* **DIRECTIVE**
Could the lines from the start of the data through the line with "design_err = [3.06, 3.03]" be set down exactly, with no pictures among them?

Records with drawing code
+===+

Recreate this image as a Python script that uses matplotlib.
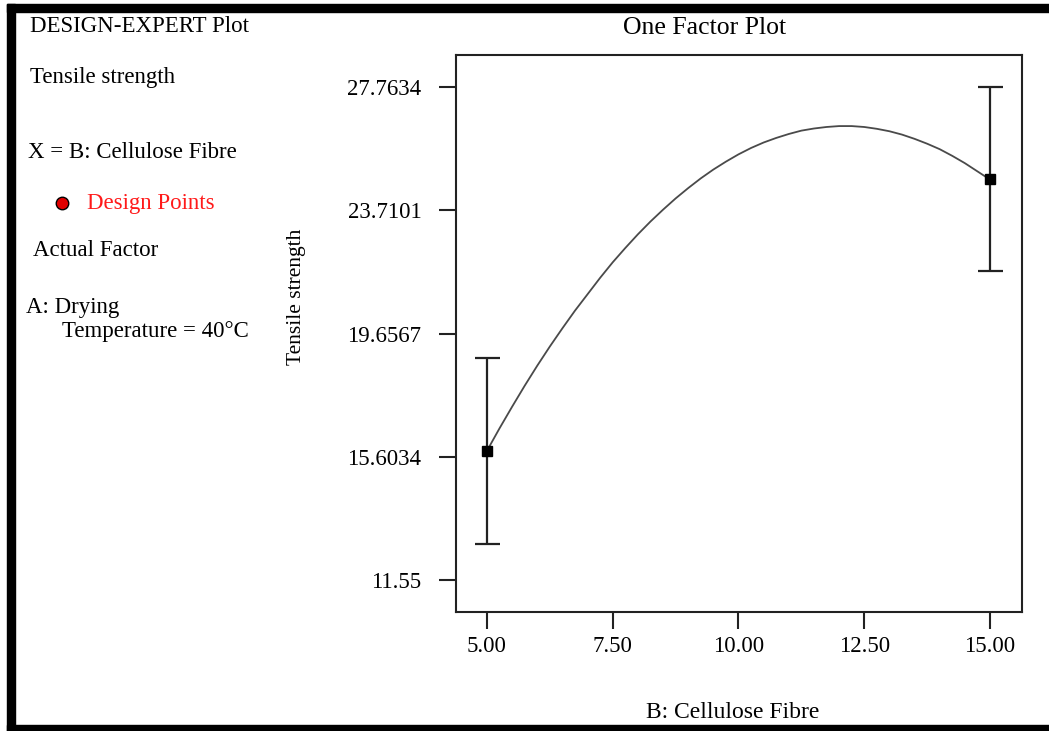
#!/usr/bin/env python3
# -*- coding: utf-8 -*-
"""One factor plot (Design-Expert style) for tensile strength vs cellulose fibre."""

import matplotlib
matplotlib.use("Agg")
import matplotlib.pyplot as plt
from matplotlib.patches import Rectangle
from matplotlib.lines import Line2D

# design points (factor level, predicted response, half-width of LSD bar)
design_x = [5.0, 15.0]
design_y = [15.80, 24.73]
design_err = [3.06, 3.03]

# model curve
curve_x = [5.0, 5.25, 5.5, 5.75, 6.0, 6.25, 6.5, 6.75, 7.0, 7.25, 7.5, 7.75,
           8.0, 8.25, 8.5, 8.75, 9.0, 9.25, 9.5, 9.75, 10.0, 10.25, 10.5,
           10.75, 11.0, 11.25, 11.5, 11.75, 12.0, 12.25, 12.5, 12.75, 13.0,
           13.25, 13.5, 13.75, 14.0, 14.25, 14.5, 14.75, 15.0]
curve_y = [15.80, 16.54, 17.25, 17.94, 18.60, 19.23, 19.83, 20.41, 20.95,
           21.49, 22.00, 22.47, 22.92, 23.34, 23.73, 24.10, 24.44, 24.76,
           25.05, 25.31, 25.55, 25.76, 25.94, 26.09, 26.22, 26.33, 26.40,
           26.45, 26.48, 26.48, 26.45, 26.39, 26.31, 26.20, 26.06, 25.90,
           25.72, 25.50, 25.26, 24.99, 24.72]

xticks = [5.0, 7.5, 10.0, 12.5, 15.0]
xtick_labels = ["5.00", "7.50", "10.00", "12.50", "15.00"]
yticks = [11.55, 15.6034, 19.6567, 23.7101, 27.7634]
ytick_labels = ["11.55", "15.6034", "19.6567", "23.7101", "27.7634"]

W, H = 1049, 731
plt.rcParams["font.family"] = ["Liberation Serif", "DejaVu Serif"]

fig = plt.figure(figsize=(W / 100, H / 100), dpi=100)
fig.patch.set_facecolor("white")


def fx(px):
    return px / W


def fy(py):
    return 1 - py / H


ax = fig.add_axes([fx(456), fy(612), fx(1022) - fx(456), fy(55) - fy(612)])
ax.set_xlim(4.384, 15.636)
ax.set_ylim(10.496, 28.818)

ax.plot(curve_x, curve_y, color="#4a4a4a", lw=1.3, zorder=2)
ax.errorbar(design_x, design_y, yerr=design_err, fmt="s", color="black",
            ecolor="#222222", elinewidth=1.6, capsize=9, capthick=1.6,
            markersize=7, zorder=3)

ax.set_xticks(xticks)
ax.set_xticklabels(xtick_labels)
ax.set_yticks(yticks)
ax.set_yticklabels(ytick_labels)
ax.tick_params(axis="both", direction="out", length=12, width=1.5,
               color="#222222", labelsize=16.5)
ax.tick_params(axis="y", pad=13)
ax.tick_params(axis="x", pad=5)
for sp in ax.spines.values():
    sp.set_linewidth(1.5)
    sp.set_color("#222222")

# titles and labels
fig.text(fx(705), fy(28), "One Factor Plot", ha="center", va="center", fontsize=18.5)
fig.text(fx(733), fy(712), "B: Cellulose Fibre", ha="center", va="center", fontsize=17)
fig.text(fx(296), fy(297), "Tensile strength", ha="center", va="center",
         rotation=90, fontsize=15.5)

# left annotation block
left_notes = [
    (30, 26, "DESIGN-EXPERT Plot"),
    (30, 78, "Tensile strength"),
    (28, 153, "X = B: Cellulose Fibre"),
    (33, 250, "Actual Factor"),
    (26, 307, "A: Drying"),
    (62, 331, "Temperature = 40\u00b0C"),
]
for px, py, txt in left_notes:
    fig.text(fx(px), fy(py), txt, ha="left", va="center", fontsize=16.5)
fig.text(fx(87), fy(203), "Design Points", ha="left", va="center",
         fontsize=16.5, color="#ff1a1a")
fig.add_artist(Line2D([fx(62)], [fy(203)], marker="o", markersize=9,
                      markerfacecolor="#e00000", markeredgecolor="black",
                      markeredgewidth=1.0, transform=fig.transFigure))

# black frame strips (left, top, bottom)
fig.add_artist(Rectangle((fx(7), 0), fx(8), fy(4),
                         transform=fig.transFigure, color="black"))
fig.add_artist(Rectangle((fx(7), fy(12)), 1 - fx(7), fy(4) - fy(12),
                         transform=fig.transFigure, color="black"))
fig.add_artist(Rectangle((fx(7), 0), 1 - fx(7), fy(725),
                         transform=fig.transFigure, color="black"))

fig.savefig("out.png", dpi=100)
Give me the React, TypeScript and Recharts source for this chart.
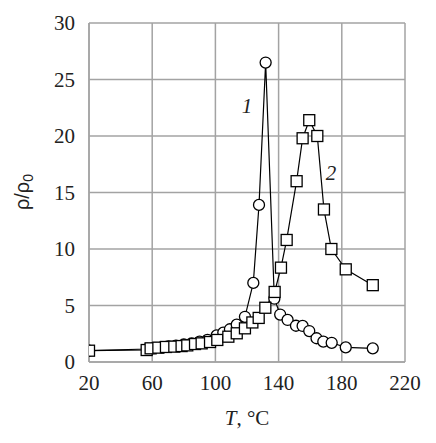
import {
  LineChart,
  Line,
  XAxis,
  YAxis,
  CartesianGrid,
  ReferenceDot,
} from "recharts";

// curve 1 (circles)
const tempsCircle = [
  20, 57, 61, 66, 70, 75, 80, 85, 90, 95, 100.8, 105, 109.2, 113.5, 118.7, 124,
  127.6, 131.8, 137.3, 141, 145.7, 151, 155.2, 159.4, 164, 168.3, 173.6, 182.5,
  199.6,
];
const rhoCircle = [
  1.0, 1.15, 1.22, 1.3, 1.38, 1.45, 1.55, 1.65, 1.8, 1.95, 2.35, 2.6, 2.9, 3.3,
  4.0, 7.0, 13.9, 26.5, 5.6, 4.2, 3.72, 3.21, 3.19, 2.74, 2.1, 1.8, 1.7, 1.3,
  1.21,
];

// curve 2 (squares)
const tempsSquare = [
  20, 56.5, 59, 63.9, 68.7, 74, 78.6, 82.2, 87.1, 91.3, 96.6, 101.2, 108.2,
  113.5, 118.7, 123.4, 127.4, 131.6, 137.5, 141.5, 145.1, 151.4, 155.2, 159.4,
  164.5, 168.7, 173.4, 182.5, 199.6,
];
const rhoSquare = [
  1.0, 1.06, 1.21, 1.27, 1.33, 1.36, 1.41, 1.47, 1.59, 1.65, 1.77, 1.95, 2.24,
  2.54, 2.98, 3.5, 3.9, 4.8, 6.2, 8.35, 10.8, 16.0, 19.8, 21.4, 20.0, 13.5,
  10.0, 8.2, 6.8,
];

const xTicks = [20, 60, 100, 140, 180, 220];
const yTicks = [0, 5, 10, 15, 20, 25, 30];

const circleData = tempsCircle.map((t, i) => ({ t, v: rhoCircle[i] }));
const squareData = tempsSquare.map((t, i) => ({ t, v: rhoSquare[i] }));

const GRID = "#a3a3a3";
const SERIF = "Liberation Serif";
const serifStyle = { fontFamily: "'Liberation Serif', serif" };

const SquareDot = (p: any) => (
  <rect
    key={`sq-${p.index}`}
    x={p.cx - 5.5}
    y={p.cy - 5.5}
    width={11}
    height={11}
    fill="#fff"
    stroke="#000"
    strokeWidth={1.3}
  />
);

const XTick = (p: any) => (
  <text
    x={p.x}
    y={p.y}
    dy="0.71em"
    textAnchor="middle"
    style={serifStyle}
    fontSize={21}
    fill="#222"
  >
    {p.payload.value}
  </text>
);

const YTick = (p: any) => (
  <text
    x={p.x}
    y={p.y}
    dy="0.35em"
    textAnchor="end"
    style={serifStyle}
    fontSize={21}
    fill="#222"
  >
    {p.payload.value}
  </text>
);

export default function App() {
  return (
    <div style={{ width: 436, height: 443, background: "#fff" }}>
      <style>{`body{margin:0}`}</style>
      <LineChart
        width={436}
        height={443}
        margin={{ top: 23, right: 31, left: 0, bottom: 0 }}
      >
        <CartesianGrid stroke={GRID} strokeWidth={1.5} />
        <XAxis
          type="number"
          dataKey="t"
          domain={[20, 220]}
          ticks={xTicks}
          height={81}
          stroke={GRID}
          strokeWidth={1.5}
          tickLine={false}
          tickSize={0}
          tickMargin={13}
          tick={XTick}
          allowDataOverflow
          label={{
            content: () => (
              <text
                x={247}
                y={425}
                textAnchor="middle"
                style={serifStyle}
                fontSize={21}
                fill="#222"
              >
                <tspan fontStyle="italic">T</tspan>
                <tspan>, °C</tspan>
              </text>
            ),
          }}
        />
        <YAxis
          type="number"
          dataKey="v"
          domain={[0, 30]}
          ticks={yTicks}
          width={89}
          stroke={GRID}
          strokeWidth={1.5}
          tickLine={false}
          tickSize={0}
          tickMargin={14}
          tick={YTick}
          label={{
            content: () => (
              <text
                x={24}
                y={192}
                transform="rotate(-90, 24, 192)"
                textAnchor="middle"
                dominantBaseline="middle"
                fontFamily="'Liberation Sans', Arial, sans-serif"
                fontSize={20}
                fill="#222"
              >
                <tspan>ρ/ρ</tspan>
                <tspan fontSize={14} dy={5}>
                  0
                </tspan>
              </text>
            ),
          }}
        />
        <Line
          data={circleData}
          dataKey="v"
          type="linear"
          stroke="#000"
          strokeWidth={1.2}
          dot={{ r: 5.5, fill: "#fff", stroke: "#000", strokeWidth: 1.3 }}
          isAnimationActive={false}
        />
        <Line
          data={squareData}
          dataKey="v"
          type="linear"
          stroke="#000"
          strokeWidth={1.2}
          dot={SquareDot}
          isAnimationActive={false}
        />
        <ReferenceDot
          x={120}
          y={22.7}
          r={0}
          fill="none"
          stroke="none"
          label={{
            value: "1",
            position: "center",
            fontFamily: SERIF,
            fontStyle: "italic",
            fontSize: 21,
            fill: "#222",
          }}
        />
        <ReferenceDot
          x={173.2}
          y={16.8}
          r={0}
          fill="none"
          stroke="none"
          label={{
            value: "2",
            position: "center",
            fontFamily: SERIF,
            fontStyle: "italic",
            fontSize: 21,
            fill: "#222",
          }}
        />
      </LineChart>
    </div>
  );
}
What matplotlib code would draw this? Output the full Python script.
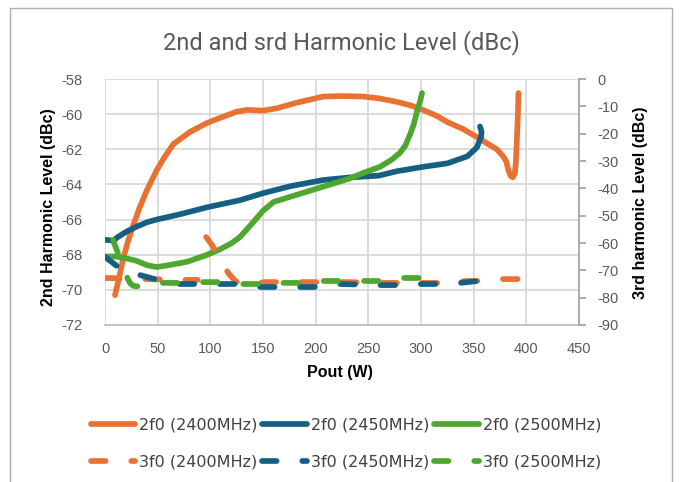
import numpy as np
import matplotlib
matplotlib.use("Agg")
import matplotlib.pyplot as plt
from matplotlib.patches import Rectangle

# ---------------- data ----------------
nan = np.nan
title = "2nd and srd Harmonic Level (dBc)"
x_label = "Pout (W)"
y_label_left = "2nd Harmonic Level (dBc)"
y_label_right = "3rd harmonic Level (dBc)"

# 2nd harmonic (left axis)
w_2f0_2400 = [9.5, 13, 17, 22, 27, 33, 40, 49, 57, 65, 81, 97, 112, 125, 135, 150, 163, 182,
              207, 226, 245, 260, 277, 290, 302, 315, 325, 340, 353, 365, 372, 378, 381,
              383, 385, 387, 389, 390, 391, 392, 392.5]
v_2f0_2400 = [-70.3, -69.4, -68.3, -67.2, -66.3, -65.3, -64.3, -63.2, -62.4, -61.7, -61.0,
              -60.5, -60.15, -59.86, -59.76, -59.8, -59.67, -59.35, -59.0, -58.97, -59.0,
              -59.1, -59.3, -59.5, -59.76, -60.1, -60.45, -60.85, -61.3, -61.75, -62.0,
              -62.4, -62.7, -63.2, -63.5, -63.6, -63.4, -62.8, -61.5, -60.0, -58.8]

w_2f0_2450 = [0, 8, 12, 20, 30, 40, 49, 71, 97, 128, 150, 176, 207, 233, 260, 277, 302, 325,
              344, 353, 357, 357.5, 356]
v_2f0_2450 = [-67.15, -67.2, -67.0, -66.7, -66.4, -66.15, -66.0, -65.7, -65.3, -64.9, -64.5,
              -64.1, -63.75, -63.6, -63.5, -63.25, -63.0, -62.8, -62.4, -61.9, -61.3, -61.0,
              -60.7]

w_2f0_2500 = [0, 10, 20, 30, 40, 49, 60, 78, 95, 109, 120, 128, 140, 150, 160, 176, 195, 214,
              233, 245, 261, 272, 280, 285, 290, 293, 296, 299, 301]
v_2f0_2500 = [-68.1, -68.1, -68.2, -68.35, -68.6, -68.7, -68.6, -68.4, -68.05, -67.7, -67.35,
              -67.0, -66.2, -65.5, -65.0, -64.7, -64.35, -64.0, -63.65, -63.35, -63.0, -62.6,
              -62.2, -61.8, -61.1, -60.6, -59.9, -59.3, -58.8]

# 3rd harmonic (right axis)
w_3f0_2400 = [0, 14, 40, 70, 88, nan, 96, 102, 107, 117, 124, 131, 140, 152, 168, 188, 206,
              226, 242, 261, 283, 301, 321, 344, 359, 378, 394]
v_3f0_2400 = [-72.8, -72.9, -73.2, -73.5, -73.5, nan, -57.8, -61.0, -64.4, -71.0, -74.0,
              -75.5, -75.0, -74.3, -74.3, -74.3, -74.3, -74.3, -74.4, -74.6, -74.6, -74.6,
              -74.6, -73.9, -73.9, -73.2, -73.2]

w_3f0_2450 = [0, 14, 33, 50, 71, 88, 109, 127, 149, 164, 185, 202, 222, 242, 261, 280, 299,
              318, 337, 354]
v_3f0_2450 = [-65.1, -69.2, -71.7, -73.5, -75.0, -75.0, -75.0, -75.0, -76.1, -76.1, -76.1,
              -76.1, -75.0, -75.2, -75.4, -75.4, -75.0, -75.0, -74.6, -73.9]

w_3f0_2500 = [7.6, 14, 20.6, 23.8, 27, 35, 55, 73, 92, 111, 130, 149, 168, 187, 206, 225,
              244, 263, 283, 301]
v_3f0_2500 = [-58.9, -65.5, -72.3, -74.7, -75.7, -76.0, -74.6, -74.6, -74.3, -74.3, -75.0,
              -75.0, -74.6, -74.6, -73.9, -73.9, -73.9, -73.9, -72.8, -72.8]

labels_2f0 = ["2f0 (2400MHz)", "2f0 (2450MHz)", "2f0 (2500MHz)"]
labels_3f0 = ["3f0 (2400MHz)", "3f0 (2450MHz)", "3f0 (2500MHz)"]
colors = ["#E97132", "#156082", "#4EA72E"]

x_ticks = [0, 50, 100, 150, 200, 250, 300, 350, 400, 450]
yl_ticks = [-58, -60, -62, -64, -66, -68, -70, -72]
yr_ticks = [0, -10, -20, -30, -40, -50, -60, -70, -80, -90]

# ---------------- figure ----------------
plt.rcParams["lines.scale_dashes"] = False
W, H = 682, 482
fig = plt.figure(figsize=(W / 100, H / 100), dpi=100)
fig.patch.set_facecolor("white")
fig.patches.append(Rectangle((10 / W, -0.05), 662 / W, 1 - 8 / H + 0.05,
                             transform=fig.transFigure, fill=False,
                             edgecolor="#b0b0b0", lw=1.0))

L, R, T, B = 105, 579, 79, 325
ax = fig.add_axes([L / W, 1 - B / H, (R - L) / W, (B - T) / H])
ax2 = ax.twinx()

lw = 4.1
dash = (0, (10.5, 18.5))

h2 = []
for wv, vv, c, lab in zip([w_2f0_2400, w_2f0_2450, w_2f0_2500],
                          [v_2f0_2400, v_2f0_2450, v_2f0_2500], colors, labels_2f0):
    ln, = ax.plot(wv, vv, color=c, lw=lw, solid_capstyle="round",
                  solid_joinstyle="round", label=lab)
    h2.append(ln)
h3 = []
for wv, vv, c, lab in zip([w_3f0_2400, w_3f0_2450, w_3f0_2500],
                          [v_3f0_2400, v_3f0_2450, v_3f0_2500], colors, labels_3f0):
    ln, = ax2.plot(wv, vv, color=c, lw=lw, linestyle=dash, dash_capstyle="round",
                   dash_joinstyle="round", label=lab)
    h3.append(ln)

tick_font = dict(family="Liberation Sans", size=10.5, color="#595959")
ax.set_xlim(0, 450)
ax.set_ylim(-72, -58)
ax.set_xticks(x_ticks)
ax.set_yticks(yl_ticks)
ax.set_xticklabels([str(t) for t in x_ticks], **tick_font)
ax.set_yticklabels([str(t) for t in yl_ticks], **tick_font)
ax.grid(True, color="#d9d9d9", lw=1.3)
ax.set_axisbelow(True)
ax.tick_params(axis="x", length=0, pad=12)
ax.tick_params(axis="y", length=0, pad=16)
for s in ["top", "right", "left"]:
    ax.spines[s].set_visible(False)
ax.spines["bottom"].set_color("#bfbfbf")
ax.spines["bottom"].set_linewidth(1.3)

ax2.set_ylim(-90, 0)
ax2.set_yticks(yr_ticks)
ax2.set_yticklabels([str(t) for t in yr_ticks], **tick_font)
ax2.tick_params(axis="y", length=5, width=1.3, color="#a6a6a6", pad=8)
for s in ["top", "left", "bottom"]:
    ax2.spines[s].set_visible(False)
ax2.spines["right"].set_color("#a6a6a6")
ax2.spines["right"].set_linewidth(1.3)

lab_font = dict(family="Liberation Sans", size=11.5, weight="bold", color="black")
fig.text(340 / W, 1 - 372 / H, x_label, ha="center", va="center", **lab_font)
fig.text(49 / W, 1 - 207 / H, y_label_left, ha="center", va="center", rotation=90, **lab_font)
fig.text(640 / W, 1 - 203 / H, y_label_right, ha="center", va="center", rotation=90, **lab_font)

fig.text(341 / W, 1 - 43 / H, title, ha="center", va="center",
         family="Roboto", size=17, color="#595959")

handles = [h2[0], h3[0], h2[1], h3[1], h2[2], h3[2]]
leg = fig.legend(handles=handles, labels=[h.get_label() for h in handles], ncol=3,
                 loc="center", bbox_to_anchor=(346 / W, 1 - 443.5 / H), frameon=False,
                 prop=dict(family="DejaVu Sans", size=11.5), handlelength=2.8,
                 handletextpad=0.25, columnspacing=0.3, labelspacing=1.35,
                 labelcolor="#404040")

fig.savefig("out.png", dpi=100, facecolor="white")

+===+

* **WRITTEN REPLY**
Recreate this image as a Python script that uses matplotlib.
#!/usr/bin/env python3
# -*- coding: utf-8 -*-
"""One factor plot (Design-Expert style) for tensile strength vs cellulose fibre."""

import matplotlib
matplotlib.use("Agg")
import matplotlib.pyplot as plt
from matplotlib.patches import Rectangle
from matplotlib.lines import Line2D

# design points (factor level, predicted response, half-width of LSD bar)
design_x = [5.0, 15.0]
design_y = [15.80, 24.73]
design_err = [3.06, 3.03]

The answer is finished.